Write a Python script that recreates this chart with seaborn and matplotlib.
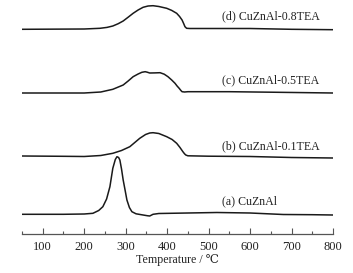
import matplotlib
matplotlib.use('Agg')
import matplotlib.pyplot as plt
import pandas as pd
import seaborn as sns
from matplotlib.ticker import MultipleLocator

# TPR profiles, temperature (°C) vs relative signal
temp_a = [50, 150, 200, 221, 235, 245, 254, 262, 269, 275, 279, 283, 286, 290, 294, 299, 303, 309, 315, 325,
          342, 352, 358, 366, 380, 450, 520, 600, 680, 750, 800]
sig_a = [0.7, 0.7, 1, 1.7, 4.5, 8.3, 16, 28.3, 46.7, 55.5, 58.3, 57.5, 55, 46, 35, 24, 15, 7.5, 3.3, 1.2,
         0, -0.7, -1, 0.7, 1.5, 2, 2.5, 2, 0.5, 0.3, 0]

temp_b = [50, 150, 200, 240, 269, 290, 310, 322, 334, 348, 358, 366, 380, 399, 412, 423, 431, 438, 442, 445,
          450, 500, 600, 700, 800]
sig_b = [2, 1.7, 1.5, 2.5, 4.7, 7.5, 11.3, 15.5, 19.7, 23.5, 25, 25.3, 24.5, 21.3, 18.5, 14.7, 10.5, 6.3, 4.2, 3,
         2.2, 1.8, 1.5, 0.5, 0]

temp_c = [50, 200, 240, 269, 294, 306, 318, 330, 339, 347, 352, 358, 370, 383, 393, 402, 411, 419, 424, 429,
          433, 436, 442, 450, 550, 650, 800]
sig_c = [0, 0, 1, 3.7, 8, 12, 16.3, 19, 20.7, 21.3, 20.8, 20, 20.1, 20.3, 18.8, 16.3, 13, 9.7, 7, 4.7,
         2.6, 1.3, 1, 1.3, 1.3, 0.8, 0]

temp_d = [50, 200, 238, 255, 269, 282, 294, 306, 318, 330, 342, 354, 366, 380, 399, 411, 423, 430, 436, 440,
          443, 447, 455, 600, 700, 800]
sig_d = [0.7, 1, 1.7, 2.6, 4, 6.3, 9, 12.8, 16.7, 20, 22.7, 24, 24.3, 23.5, 21.7, 19.6, 16.7, 13.5, 10, 6.3,
         3.3, 1.7, 1.5, 1.5, 0.7, 0.3]

labels = ['(a) CuZnAl', '(b) CuZnAl-0.1TEA', '(c) CuZnAl-0.5TEA', '(d) CuZnAl-0.8TEA']
offsets = [58, 115, 180, 243]

curves = [(temp_a, sig_a), (temp_b, sig_b), (temp_c, sig_c), (temp_d, sig_d)]
frames = []
for (t, s), lab, off in zip(curves, labels, offsets):
    frames.append(pd.DataFrame({'T': t, 'y': [v + off for v in s], 'sample': lab}))
df = pd.concat(frames, ignore_index=True)

sns.set_theme(style='white')
plt.rcParams['font.family'] = ['Liberation Serif', 'DejaVu Serif']

fig = plt.figure(figsize=(3.53, 2.73), dpi=100)
ax = fig.add_axes([22 / 353, 39 / 273, 311 / 353, 234 / 273])

sns.lineplot(data=df, x='T', y='y', units='sample', estimator=None, color='#1a1a1a',
             linewidth=1.1, sort=False, ax=ax, legend=False)

# sample names above each trace
label_y = [72, 127, 193, 257]
for lab, ly in zip(labels, label_y):
    ax.text(532, ly, lab, fontsize=8.6, va='center', ha='left', color='#222222')

ax.set_xlim(50, 800)
ax.set_ylim(39, 273)
ax.set_yticks([])
ax.xaxis.set_major_locator(MultipleLocator(100))
ax.xaxis.set_minor_locator(MultipleLocator(50))
ax.tick_params(axis='x', which='major', direction='in', length=4, width=0.8, color='#555555',
               labelsize=9, pad=5, bottom=True, labelcolor='#222222')
ax.tick_params(axis='x', which='minor', direction='in', length=2.5, width=0.8, color='#555555', bottom=True)
for side in ['top', 'left', 'right']:
    ax.spines[side].set_visible(False)
ax.spines['bottom'].set_color('#555555')
ax.spines['bottom'].set_linewidth(0.9)

ax.set_xlabel('Temperature / ℃', fontsize=8.6, labelpad=1, color='#222222')
ax.set_ylabel('')

plt.savefig('out.png', dpi=100)
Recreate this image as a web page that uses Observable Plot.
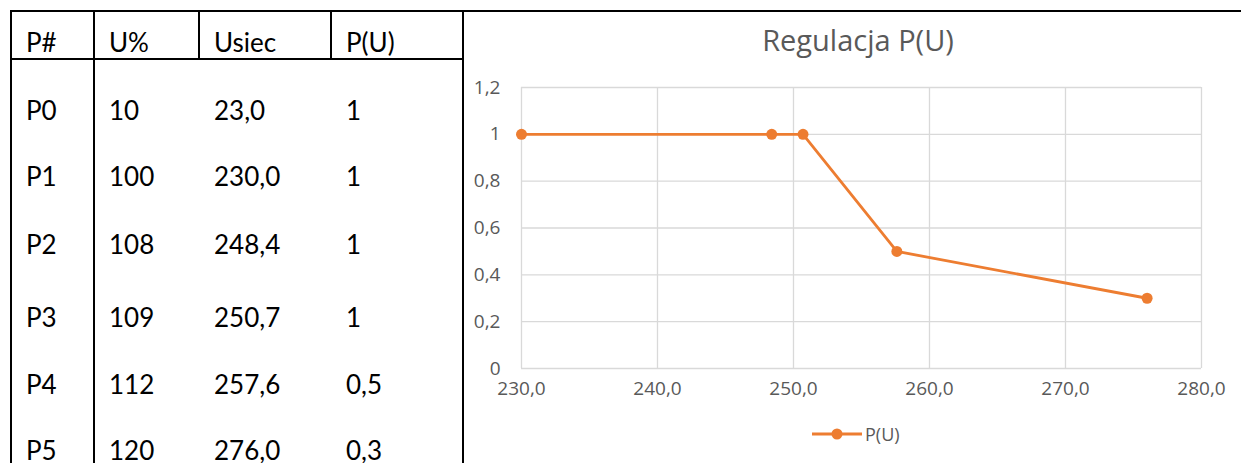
<!DOCTYPE html>
<html>
<head>
<meta charset="utf-8">
<script src="https://cdn.jsdelivr.net/npm/d3@7"></script>
<script src="https://cdn.jsdelivr.net/npm/@observablehq/plot@0.6"></script>
<style>
  html, body { margin: 0; padding: 0; background: #fff; }
  #wrap { position: relative; width: 1241px; height: 463px; overflow: hidden; background: #fff; font-family: Lato, "Open Sans", sans-serif; }
  .ln { position: absolute; background: #000; }
  .cell { position: absolute; font-size: 26px; color: #000; line-height: 1; white-space: nowrap; }
  #title { position: absolute; left: 464px; width: 788px; top: 20px; text-align: center; font-family: "Open Sans", sans-serif; font-size: 29px; color: #595959; }
  #chart { position: absolute; left: 464px; top: 70px; }
  #legend { position: absolute; left: 812px; top: 422px; display: flex; align-items: center; gap: 3px; font-family: "Open Sans", sans-serif; font-size: 18px; color: #595959; }
  #chart svg text { font-size: 19px; }
</style>
</head>
<body>
<div id="wrap">
  <div id="title"></div>
  <div id="chart"></div>
  <div id="legend"></div>
</div>
<script>
// ---- data ----
const headers = ["P#", "U%", "Usiec", "P(U)"];
const pNames = ["P0", "P1", "P2", "P3", "P4", "P5"];
const uPercent = [10, 100, 108, 109, 112, 120];
const uSiec = [23.0, 230.0, 248.4, 250.7, 257.6, 276.0];
const pU = [1, 1, 1, 1, 0.5, 0.3];
const xTicks = [230, 240, 250, 260, 270, 280];
const yTicks = [0, 0.2, 0.4, 0.6, 0.8, 1, 1.2];
const seriesName = "P(U)";
const chartTitle = "Regulacja P(U)";

// ---- layout ----
const colX = [26, 109, 214, 346];
const headerBaseline = 50;
const rowBaselines = [118, 184, 252, 325, 392, 458];
const wrap = document.getElementById("wrap");

function line(x, y, w, h) {
  const d = document.createElement("div");
  d.className = "ln";
  Object.assign(d.style, { left: x + "px", top: y + "px", width: w + "px", height: h + "px" });
  wrap.appendChild(d);
}
// table borders
line(10, 10, 1231, 2);        // top line across
line(10, 58, 454, 2);         // header bottom
line(10, 10, 2, 453);         // left
line(93, 10, 2, 453);         // col 1
line(198, 10, 2, 50);         // col 2 (header only)
line(330, 10, 2, 50);         // col 3 (header only)
line(462, 10, 2, 453);        // right / chart left

function text(str, x, baseline) {
  const d = document.createElement("div");
  d.className = "cell";
  d.textContent = str;
  d.style.left = x + "px";
  d.style.top = (baseline - 26 * 0.8) + "px";
  wrap.appendChild(d);
}
const comma = v => String(v).replace(".", ",");
headers.forEach((h, i) => text(h, colX[i], headerBaseline));
pNames.forEach((p, r) => {
  text(p, colX[0], rowBaselines[r]);
  text(String(uPercent[r]), colX[1], rowBaselines[r]);
  text(uSiec[r].toFixed(1).replace(".", ","), colX[2], rowBaselines[r]);
  text(comma(pU[r]), colX[3], rowBaselines[r]);
});

document.getElementById("title").textContent = chartTitle;

// ---- chart ----
const rows = pNames.map((p, i) => ({ name: p, u: uSiec[i], p: pU[i] }))
  .filter(d => d.u >= xTicks[0] && d.u <= xTicks[xTicks.length - 1]);
const orange = "#ED7D31";
const grid = "#D9D9D9";
const fx = d => d.toFixed(1).replace(".", ",");
const fy = d => String(+d.toFixed(1)).replace(".", ",");

const chart = Plot.plot({
  width: 777,
  height: 340,
  marginLeft: 57,
  marginRight: 40,
  marginTop: 17,
  marginBottom: 42,
  style: { fontFamily: "'Open Sans', sans-serif", fontSize: "19px", color: "#595959", background: "transparent" },
  x: { domain: [xTicks[0], xTicks[xTicks.length - 1]], label: null },
  y: { domain: [yTicks[0], yTicks[yTicks.length - 1]], label: null },
  marks: [
    Plot.gridX(xTicks, { stroke: grid, strokeOpacity: 1, strokeWidth: 1.3 }),
    Plot.gridY(yTicks, { stroke: grid, strokeOpacity: 1, strokeWidth: 1.3 }),
    Plot.line(rows, { x: "u", y: "p", stroke: orange, strokeWidth: 2.8 }),
    Plot.dot(rows, { x: "u", y: "p", fill: orange, r: 5.5 }),
    Plot.axisX(xTicks, { tickSize: 0, tickPadding: 13, tickFormat: fx, fill: "#595959" }),
    Plot.axisY(yTicks, { tickSize: 0, tickPadding: 21, tickFormat: fy, fill: "#595959" })
  ]
});
document.getElementById("chart").appendChild(chart);

// ---- legend ----
const leg = document.getElementById("legend");
leg.innerHTML = `<svg width="50" height="12"><line x1="0" y1="6" x2="50" y2="6" stroke="${orange}" stroke-width="2.8"/><circle cx="25" cy="6" r="5.5" fill="${orange}"/></svg><span>${seriesName}</span>`;
</script>
</body>
</html>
# # # # #
* **WRITTEN TASK**: Write down every line from the opening of the listing to the line with "offsets = [58, 115, 180, 243]", both included, and nothing else; the pictures are omitted.

* **SOLUTION BELOW**:
Write a Python script that recreates this chart with seaborn and matplotlib.
import matplotlib
matplotlib.use('Agg')
import matplotlib.pyplot as plt
import pandas as pd
import seaborn as sns
from matplotlib.ticker import MultipleLocator

# TPR profiles, temperature (°C) vs relative signal
temp_a = [50, 150, 200, 221, 235, 245, 254, 262, 269, 275, 279, 283, 286, 290, 294, 299, 303, 309, 315, 325,
          342, 352, 358, 366, 380, 450, 520, 600, 680, 750, 800]
sig_a = [0.7, 0.7, 1, 1.7, 4.5, 8.3, 16, 28.3, 46.7, 55.5, 58.3, 57.5, 55, 46, 35, 24, 15, 7.5, 3.3, 1.2,
         0, -0.7, -1, 0.7, 1.5, 2, 2.5, 2, 0.5, 0.3, 0]

temp_b = [50, 150, 200, 240, 269, 290, 310, 322, 334, 348, 358, 366, 380, 399, 412, 423, 431, 438, 442, 445,
          450, 500, 600, 700, 800]
sig_b = [2, 1.7, 1.5, 2.5, 4.7, 7.5, 11.3, 15.5, 19.7, 23.5, 25, 25.3, 24.5, 21.3, 18.5, 14.7, 10.5, 6.3, 4.2, 3,
         2.2, 1.8, 1.5, 0.5, 0]

temp_c = [50, 200, 240, 269, 294, 306, 318, 330, 339, 347, 352, 358, 370, 383, 393, 402, 411, 419, 424, 429,
          433, 436, 442, 450, 550, 650, 800]
sig_c = [0, 0, 1, 3.7, 8, 12, 16.3, 19, 20.7, 21.3, 20.8, 20, 20.1, 20.3, 18.8, 16.3, 13, 9.7, 7, 4.7,
         2.6, 1.3, 1, 1.3, 1.3, 0.8, 0]

temp_d = [50, 200, 238, 255, 269, 282, 294, 306, 318, 330, 342, 354, 366, 380, 399, 411, 423, 430, 436, 440,
          443, 447, 455, 600, 700, 800]
sig_d = [0.7, 1, 1.7, 2.6, 4, 6.3, 9, 12.8, 16.7, 20, 22.7, 24, 24.3, 23.5, 21.7, 19.6, 16.7, 13.5, 10, 6.3,
         3.3, 1.7, 1.5, 1.5, 0.7, 0.3]

labels = ['(a) CuZnAl', '(b) CuZnAl-0.1TEA', '(c) CuZnAl-0.5TEA', '(d) CuZnAl-0.8TEA']
offsets = [58, 115, 180, 243]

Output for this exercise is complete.